Junior track star Mary Cain has decided not to enrol and compete at College level but to instead turn professional straight after completing High School.
The teenage middle-distance talent, who enjoyed a decorated 2013, achieving record after record from the 800m to the 5000m, is choosing to forgo collegiate eligibility in order to compete at a higher level and potentially train with Alberto Salazar’s highly-esteemed Nike Oregon Project.
Cain, who was last year the youngest American in history to represent the US at a World Championships, isn’t completely calling time on her education, and is pursuing college study independent from running – meaning she will not compete for whichever institution she attends.
This is according to her agent, Ricky Simms, who has also announced that Cain will team up with track-centric athletic agency PACE Sports Management, who are also responsible for representing the sport’s global stars such as Usain Bolt and Mo Farah, as well as aligning themselves with Salazar’s Oregon Project.
The bold decision was of course not an easy one for the 17-year old, who will certainly have looked back at how much she achieved in 2013 to inform her decision.
Speaking to the IAAF in November, Cain reflects on weighing her options between competing in the National Collegiate Athletic Association (NCAA) and turning pro.
“It was definitely a hard decision to turn professional,” she said.
“Over the summer I didn’t really think too much about it because at the time I was focused on running.
“But come the fall when my friends were freaking out about college, I was only looking at a few schools and narrowed it down to the University of Oregon.

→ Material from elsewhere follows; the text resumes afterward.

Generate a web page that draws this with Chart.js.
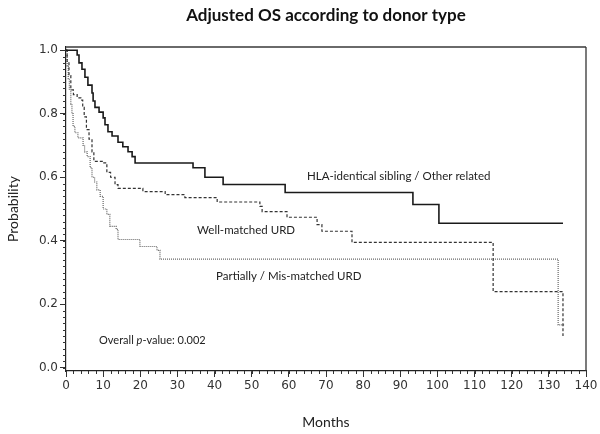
<!DOCTYPE html>
<html>
<head>
<meta charset="utf-8">
<title>Adjusted OS according to donor type</title>
<script src="https://cdn.jsdelivr.net/npm/chart.js@4.4.1/dist/chart.umd.min.js"></script>
<style>
  html, body { margin: 0; background: #fff; }
</style>
</head>
<body>
<canvas id="chart-os" width="600" height="434"></canvas>
<script>
// Kaplan-Meier steps (month of drop, survival after drop)
const HLA_MONTHS = [0, 3.0, 3.5, 4.3, 5.1, 5.9, 7.0, 7.3, 7.8, 8.9, 10.0, 10.5, 11.3, 12.4, 14.0, 15.3, 16.7, 17.8, 18.6, 34.2, 37.4, 42.3, 59.0, 93.4, 100.4, 133.8];
const HLA_PROB   = [1.0, 0.985, 0.96, 0.94, 0.915, 0.89, 0.865, 0.84, 0.82, 0.805, 0.787, 0.765, 0.743, 0.73, 0.71, 0.696, 0.68, 0.665, 0.645, 0.63, 0.60, 0.577, 0.552, 0.514, 0.455, 0.455];

const WELL_MONTHS = [0, 0.3, 0.8, 1.3, 2.0, 3.0, 4.0, 4.5, 4.9, 5.5, 6.2, 7.0, 7.5, 10.0, 11.0, 12.0, 13.2, 14.0, 20.7, 26.7, 32.0, 40.7, 52.2, 52.8, 59.5, 67.6, 68.9, 77.0, 115.0, 133.8];
const WELL_PROB   = [1.0, 0.96, 0.92, 0.875, 0.86, 0.85, 0.843, 0.82, 0.79, 0.75, 0.72, 0.68, 0.65, 0.645, 0.615, 0.60, 0.577, 0.565, 0.555, 0.545, 0.536, 0.522, 0.508, 0.492, 0.474, 0.451, 0.43, 0.395, 0.24, 0.10];

const PART_MONTHS = [0, 0.3, 0.6, 0.9, 1.3, 1.6, 1.9, 2.4, 3.2, 4.6, 5.0, 5.7, 6.5, 7.0, 7.7, 8.3, 9.2, 10.0, 11.0, 11.8, 13.5, 14.0, 19.9, 24.5, 25.3, 132.5, 134.1];
const PART_PROB   = [1.0, 0.95, 0.91, 0.875, 0.83, 0.80, 0.76, 0.74, 0.724, 0.70, 0.68, 0.665, 0.63, 0.60, 0.585, 0.56, 0.54, 0.50, 0.483, 0.445, 0.436, 0.404, 0.382, 0.37, 0.342, 0.135, 0.135];

const X_TICKS = [0, 10, 20, 30, 40, 50, 60, 70, 80, 90, 100, 110, 120, 130, 140];
const Y_TICKS = [0.0, 0.2, 0.4, 0.6, 0.8, 1.0];

const SERIES_LABELS = [
  'HLA-identical sibling / Other related',
  'Well-matched URD',
  'Partially / Mis-matched URD',
];
const CHART_TITLE = 'Adjusted OS according to donor type';

const TEXT_FONT = '"Lato", "Open Sans", sans-serif';
const TICK_FONT = '"DejaVu Sans", sans-serif';

function toPoints(xs, ys) {
  return xs.map((x, i) => ({ x, y: ys[i] }));
}

// Title, frame, minor ticks and in-plot labels
const decorations = {
  id: 'decorations',
  afterDraw(chart) {
    const { ctx, chartArea: area, scales } = chart;
    const xs = scales.x, ys = scales.y;
    ctx.save();

    // title, centred over the plot box
    ctx.fillStyle = '#111';
    ctx.textAlign = 'center';
    ctx.textBaseline = 'middle';
    ctx.font = 'bold 17px ' + TEXT_FONT;
    ctx.fillText(CHART_TITLE, (area.left + area.right) / 2, 16);

    // top + right of the box
    ctx.strokeStyle = '#6a6a6a';
    ctx.lineWidth = 1.8;
    ctx.beginPath();
    ctx.moveTo(area.left, area.top);
    ctx.lineTo(area.right, area.top);
    ctx.stroke();
    ctx.strokeStyle = '#333';
    ctx.lineWidth = 1.3;
    ctx.beginPath();
    ctx.moveTo(area.right, area.top);
    ctx.lineTo(area.right, area.bottom);
    ctx.stroke();

    // minor ticks
    ctx.strokeStyle = '#333';
    ctx.lineWidth = 1;
    ctx.beginPath();
    for (let m = 0; m <= 140; m += 2) {
      const px = Math.round(xs.getPixelForValue(m)) + 0.5;
      ctx.moveTo(px, area.bottom);
      ctx.lineTo(px, area.bottom + 3);
    }
    for (let k = 0; k <= 50; k++) {
      const py = Math.round(ys.getPixelForValue(k * 0.02)) + 0.5;
      ctx.moveTo(area.left, py);
      ctx.lineTo(area.left - 3, py);
    }
    ctx.stroke();

    // curve labels
    ctx.fillStyle = '#222';
    ctx.textAlign = 'left';
    ctx.font = '11.5px ' + TEXT_FONT;
    ctx.fillText(SERIES_LABELS[0], xs.getPixelForValue(64.9), ys.getPixelForValue(0.604));
    ctx.fillText(SERIES_LABELS[1], xs.getPixelForValue(35.3), ys.getPixelForValue(0.434));
    ctx.fillText(SERIES_LABELS[2], xs.getPixelForValue(40.4), ys.getPixelForValue(0.289));

    // p-value note
    const px = xs.getPixelForValue(8.9), py = ys.getPixelForValue(0.0875);
    ctx.font = '11px ' + TEXT_FONT;
    let w = 0;
    ctx.fillText('Overall ', px, py);
    w += ctx.measureText('Overall ').width;
    ctx.font = 'italic 11px ' + TEXT_FONT;
    ctx.fillText('p', px + w, py);
    w += ctx.measureText('p').width;
    ctx.font = '11px ' + TEXT_FONT;
    ctx.fillText('-value: 0.002', px + w, py);

    ctx.restore();
  },
};

const ctx = document.getElementById('chart-os').getContext('2d');

new Chart(ctx, {
  type: 'line',
  data: {
    datasets: [
      {
        label: SERIES_LABELS[0],
        data: toPoints(HLA_MONTHS, HLA_PROB),
        borderColor: '#1a1a1a',
        borderWidth: 1.6,
        stepped: true,
        pointRadius: 0,
        fill: false,
      },
      {
        label: SERIES_LABELS[1],
        data: toPoints(WELL_MONTHS, WELL_PROB),
        borderColor: '#333',
        borderWidth: 1.2,
        borderDash: [3, 2],
        stepped: true,
        pointRadius: 0,
        fill: false,
      },
      {
        label: SERIES_LABELS[2],
        data: toPoints(PART_MONTHS, PART_PROB),
        borderColor: '#666',
        borderWidth: 1.2,
        borderDash: [1, 1],
        stepped: true,
        pointRadius: 0,
        fill: false,
      },
    ],
  },
  options: {
    responsive: false,
    animation: false,
    devicePixelRatio: 1,
    layout: { padding: { left: 0, right: 14, top: 47, bottom: 0 } },
    plugins: {
      legend: { display: false },
      tooltip: { enabled: false },
      title: { display: false },
    },
    scales: {
      x: {
        type: 'linear',
        min: 0,
        max: 140,
        afterBuildTicks: s => { s.ticks = X_TICKS.map(v => ({ value: v })); },
        afterFit: s => { s.height = 63; },
        ticks: {
          color: '#333',
          font: { family: TICK_FONT, size: 12 },
          padding: 2,
          maxRotation: 0,
        },
        grid: { drawOnChartArea: false, drawTicks: true, tickLength: 6, color: '#333' },
        border: { color: '#222', width: 1.2 },
        title: {
          display: true,
          text: 'Months',
          color: '#222',
          font: { family: TEXT_FONT, size: 14 },
          padding: { top: 4, bottom: 3 },
        },
      },
      y: {
        min: -0.01,
        max: 1.01,
        afterBuildTicks: s => { s.ticks = Y_TICKS.map(v => ({ value: v })); },
        afterFit: s => { s.width = 66; },
        ticks: {
          color: '#333',
          font: { family: TICK_FONT, size: 12 },
          padding: 2,
          callback: v => Number(v).toFixed(1),
        },
        grid: { drawOnChartArea: false, drawTicks: true, tickLength: 6, color: '#333' },
        border: { color: '#222', width: 1.2 },
        title: {
          display: true,
          text: 'Probability',
          color: '#222',
          font: { family: TEXT_FONT, size: 14 },
          padding: { top: 5, bottom: 4 },
        },
      },
    },
  },
  plugins: [decorations],
});
</script>
</body>
</html>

“I was looking at both options and both were great, but I wanted to continue what I’ve been doing and I felt that the next step was to go pro.”
The Bronxville High School senior graduates later this year, and she has had the support of both parents in making the decision to head to the west coast to Oregon.
“Mary is a straight A student and will be pursuing a college education while competing. This remains a priority and we think this approach is the best way to balance her educational and athletic goals,” said her father, Charles, in a press release from her agent.
The move is generally an unconventional one by Cain to skip college-level sport. The traditional progression, in the US in particular, is to step up to the NCAA once graduating from High School – then making the leap to professional level. College sport is a massive scouting opportunity for clubs in a handful of different sports, from baseball, basketball, and prominently, American football; and many athletes benefit from this stage in their careers and progress to the professional level as a result.
But at the same time, Cain has not exactly set a precedent. It’s not a taboo which the New Yorker has set and sent shocks around the world about.
There are athletes that have sidestepped the college scene and moved straight to professional level – some, rather decent athletes too!
Allyson Felix. Usain Bolt. Mo Farah. None enrolled at a university and instead have stridden straight to the highest level after school. And they turned out to have pretty decent athletic careers, no?
So for the sceptics who argue she won’t have as much fun, or missing out on training with peers, a decision like this isn’t exactly something athletes flip a coin over.
Cain has clearly thought this one through with the support of her family and her coach, and when you’re an athlete who was the youngest to ever reach a 1500m final at a World Championships and have broken more than half a dozen indoor and outdoor track records, it’s also one which probably makes sense in most people’s minds and helps her reach her full potential.
It’ll be interesting to see how the decision impacts her performances in the next few years.